REQUIRED WORK: Transcribe all of the material below word for word and leave out its pictures.

PROVIDED MATERIAL:
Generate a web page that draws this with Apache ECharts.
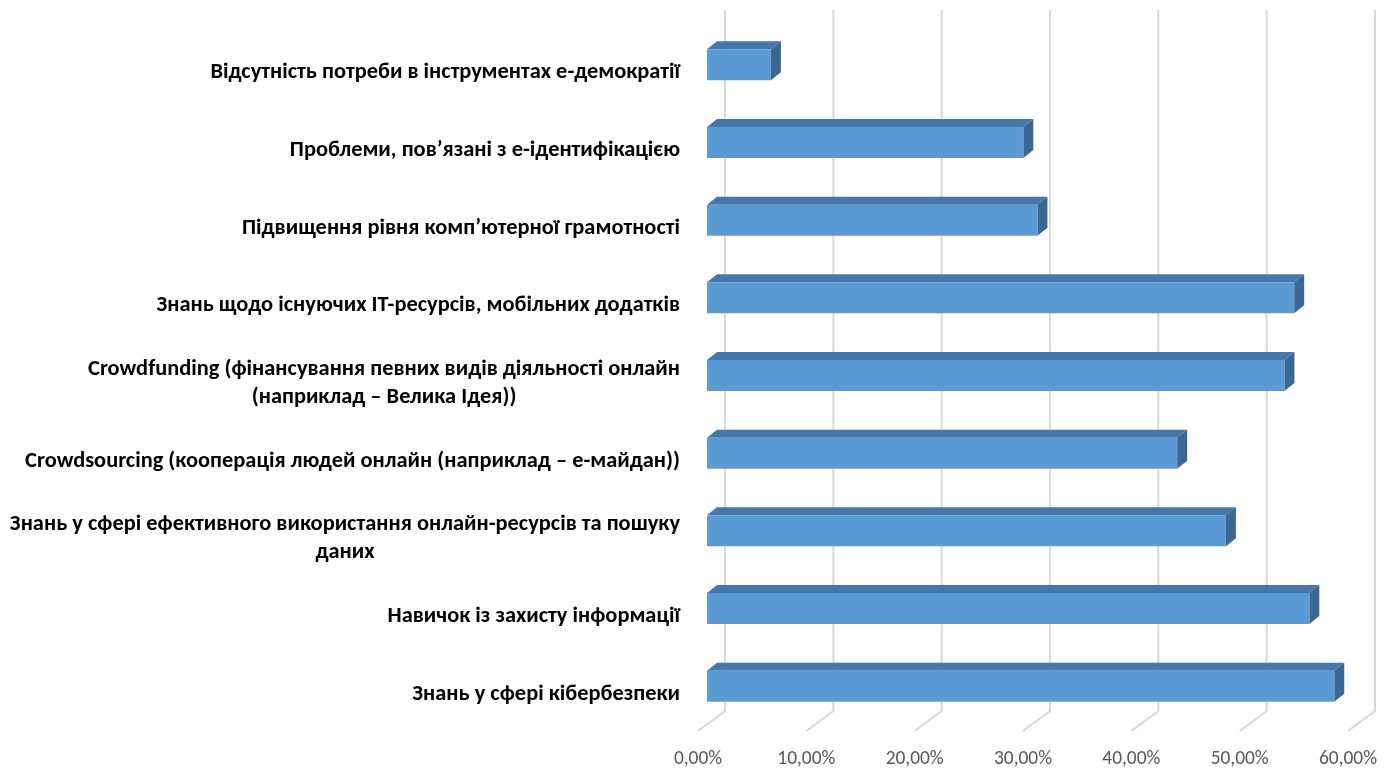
<!DOCTYPE html>
<html>
<head>
<meta charset="utf-8">
<script src="https://cdn.jsdelivr.net/npm/echarts@6/dist/echarts.min.js"></script>
<style>html,body{margin:0;padding:0;background:#fff;}#main{width:1394px;height:769px;}</style>
</head>
<body>
<div id="main"></div>
<script>
// ---- data ----
const categories = [
  'Відсутність потреби в інструментах е-демократії',
  'Проблеми, пов’язані з е-ідентифікацією',
  'Підвищення рівня комп’ютерної грамотності',
  'Знань щодо існуючих ІТ-ресурсів, мобільних додатків',
  'Crowdfunding (фінансування певних видів діяльності онлайн\n(наприклад – Велика Ідея))',
  'Crowdsourcing (кооперація людей онлайн (наприклад – е-майдан))',
  'Знань у сфері ефективного використання онлайн-ресурсів та пошуку\nданих',
  'Навичок із захисту інформації',
  'Знань у сфері кібербезпеки'
];
const values = [5.9, 29.2, 30.5, 54.2, 53.3, 43.4, 47.9, 55.6, 57.9];
const ticks = [0, 10, 20, 30, 40, 50, 60];

// ---- style ----
const FRONT = '#5b9bd5', TOP = '#4677a8', SIDE = '#3a6892';
const DX = 10, DY = 8;
const LABEL_FONT = 'Carlito, "Liberation Sans Narrow", sans-serif';

const chart = echarts.init(document.getElementById('main'), null, {renderer: 'canvas'});

const richStyles = {
  a: {align: 'center', fontFamily: LABEL_FONT, fontWeight: 'bold', fontSize: 22.4, color: '#000', lineHeight: 28}
};

chart.setOption({
  backgroundColor: '#fff',
  animation: false,
  grid: {left: 707, width: 650, top: 26, height: 700},
  xAxis: {
    type: 'value', min: 0, max: 60, interval: 10,
    axisLine: {show: false}, axisTick: {show: false}, splitLine: {show: false},
    axisLabel: {
      color: '#595959', fontFamily: LABEL_FONT, fontSize: 19.4, margin: 25,
      padding: [0, 18, 0, 0],
      formatter: v => v.toFixed(2).replace('.', ',') + '%'
    }
  },
  yAxis: {
    type: 'category', data: categories, inverse: true,
    axisLine: {show: false}, axisTick: {show: false}, splitLine: {show: false},
    axisLabel: {
      margin: 27, interval: 0,
      padding: [16, 0, 0, 0],
      fontFamily: LABEL_FONT, fontWeight: 'bold', fontSize: 22.4, color: '#000', lineHeight: 28,
      formatter: v => v.split('\n').map(s => '{a|' + s + '}').join('\n'),
      rich: richStyles
    }
  },
  series: [
    {
      type: 'custom', z: 1, silent: true,
      data: ticks.map(t => [t, 0]),
      encode: {x: 0, y: 1},
      renderItem: (params, api) => {
        const cs = params.coordSys;
        const x = api.coord([api.value(0), 0])[0];
        const yTop = cs.y - 16, yBot = cs.y + cs.height - 14, yFront = cs.y + cs.height + 6;
        return {
          type: 'polyline',
          shape: {points: [[x + 18, yTop], [x + 18, yBot], [x - 9, yFront]]},
          style: {stroke: '#d9d9d9', lineWidth: 2, fill: null}
        };
      }
    },
    {
      type: 'custom', z: 2,
      data: values.map((v, i) => [v, i]),
      encode: {x: 0, y: 1},
      renderItem: (params, api) => {
        const v = api.value(0), idx = api.value(1);
        const p0 = api.coord([0, idx]);
        const p1 = api.coord([v, idx]);
        const h = api.size([0, 1])[1] * 0.4;
        const x0 = p0[0], x1 = p1[0];
        const yT = p0[1] - h / 2, yB = p0[1] + h / 2;
        return {
          type: 'group',
          children: [
            {type: 'polygon', shape: {points: [[x0, yT], [x0 + DX, yT - DY], [x1 + DX, yT - DY], [x1, yT]]},
             style: {fill: TOP}},
            {type: 'polygon', shape: {points: [[x1, yT], [x1 + DX, yT - DY], [x1 + DX, yB - DY], [x1, yB]]},
             style: {fill: SIDE}},
            {type: 'rect', shape: {x: x0, y: yT, width: x1 - x0, height: h},
             style: {fill: FRONT}}
          ]
        };
      }
    }
  ]
});
</script>
</body>
</html>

SOLUTION TO THIS TASK:
Generate a web page that draws this with Apache ECharts.
<!DOCTYPE html>
<html>
<head>
<meta charset="utf-8">
<script src="https://cdn.jsdelivr.net/npm/echarts@6/dist/echarts.min.js"></script>
<style>html,body{margin:0;padding:0;background:#fff;}#main{width:1394px;height:769px;}</style>
</head>
<body>
<div id="main"></div>
<script>
// ---- data ----
const categories = [
  'Відсутність потреби в інструментах е-демократії',
  'Проблеми, пов’язані з е-ідентифікацією',
  'Підвищення рівня комп’ютерної грамотності',
  'Знань щодо існуючих ІТ-ресурсів, мобільних додатків',
  'Crowdfunding (фінансування певних видів діяльності онлайн\n(наприклад – Велика Ідея))',
  'Crowdsourcing (кооперація людей онлайн (наприклад – е-майдан))',
  'Знань у сфері ефективного використання онлайн-ресурсів та пошуку\nданих',
  'Навичок із захисту інформації',
  'Знань у сфері кібербезпеки'
];
const values = [5.9, 29.2, 30.5, 54.2, 53.3, 43.4, 47.9, 55.6, 57.9];
const ticks = [0, 10, 20, 30, 40, 50, 60];

// ---- style ----
const FRONT = '#5b9bd5', TOP = '#4677a8', SIDE = '#3a6892';
const DX = 10, DY = 8;
const LABEL_FONT = 'Carlito, "Liberation Sans Narrow", sans-serif';

const chart = echarts.init(document.getElementById('main'), null, {renderer: 'canvas'});

const richStyles = {
  a: {align: 'center', fontFamily: LABEL_FONT, fontWeight: 'bold', fontSize: 22.4, color: '#000', lineHeight: 28}
};

chart.setOption({
  backgroundColor: '#fff',
  animation: false,
  grid: {left: 707, width: 650, top: 26, height: 700},
  xAxis: {
    type: 'value', min: 0, max: 60, interval: 10,
    axisLine: {show: false}, axisTick: {show: false}, splitLine: {show: false},
    axisLabel: {
      color: '#595959', fontFamily: LABEL_FONT, fontSize: 19.4, margin: 25,
      padding: [0, 18, 0, 0],
      formatter: v => v.toFixed(2).replace('.', ',') + '%'
    }
  },
  yAxis: {
    type: 'category', data: categories, inverse: true,
    axisLine: {show: false}, axisTick: {show: false}, splitLine: {show: false},
    axisLabel: {
      margin: 27, interval: 0,
      padding: [16, 0, 0, 0],
      fontFamily: LABEL_FONT, fontWeight: 'bold', fontSize: 22.4, color: '#000', lineHeight: 28,
      formatter: v => v.split('\n').map(s => '{a|' + s + '}').join('\n'),
      rich: richStyles
    }
  },
  series: [
    {
      type: 'custom', z: 1, silent: true,
      data: ticks.map(t => [t, 0]),
      encode: {x: 0, y: 1},
      renderItem: (params, api) => {
        const cs = params.coordSys;
        const x = api.coord([api.value(0), 0])[0];
        const yTop = cs.y - 16, yBot = cs.y + cs.height - 14, yFront = cs.y + cs.height + 6;
        return {
          type: 'polyline',
          shape: {points: [[x + 18, yTop], [x + 18, yBot], [x - 9, yFront]]},
          style: {stroke: '#d9d9d9', lineWidth: 2, fill: null}
        };
      }
    },
    {
      type: 'custom', z: 2,
      data: values.map((v, i) => [v, i]),
      encode: {x: 0, y: 1},
      renderItem: (params, api) => {
        const v = api.value(0), idx = api.value(1);
        const p0 = api.coord([0, idx]);
        const p1 = api.coord([v, idx]);
        const h = api.size([0, 1])[1] * 0.4;
        const x0 = p0[0], x1 = p1[0];
        const yT = p0[1] - h / 2, yB = p0[1] + h / 2;
        return {
          type: 'group',
          children: [
            {type: 'polygon', shape: {points: [[x0, yT], [x0 + DX, yT - DY], [x1 + DX, yT - DY], [x1, yT]]},
             style: {fill: TOP}},
            {type: 'polygon', shape: {points: [[x1, yT], [x1 + DX, yT - DY], [x1 + DX, yB - DY], [x1, yB]]},
             style: {fill: SIDE}},
            {type: 'rect', shape: {x: x0, y: yT, width: x1 - x0, height: h},
             style: {fill: FRONT}}
          ]
        };
      }
    }
  ]
});
</script>
</body>
</html>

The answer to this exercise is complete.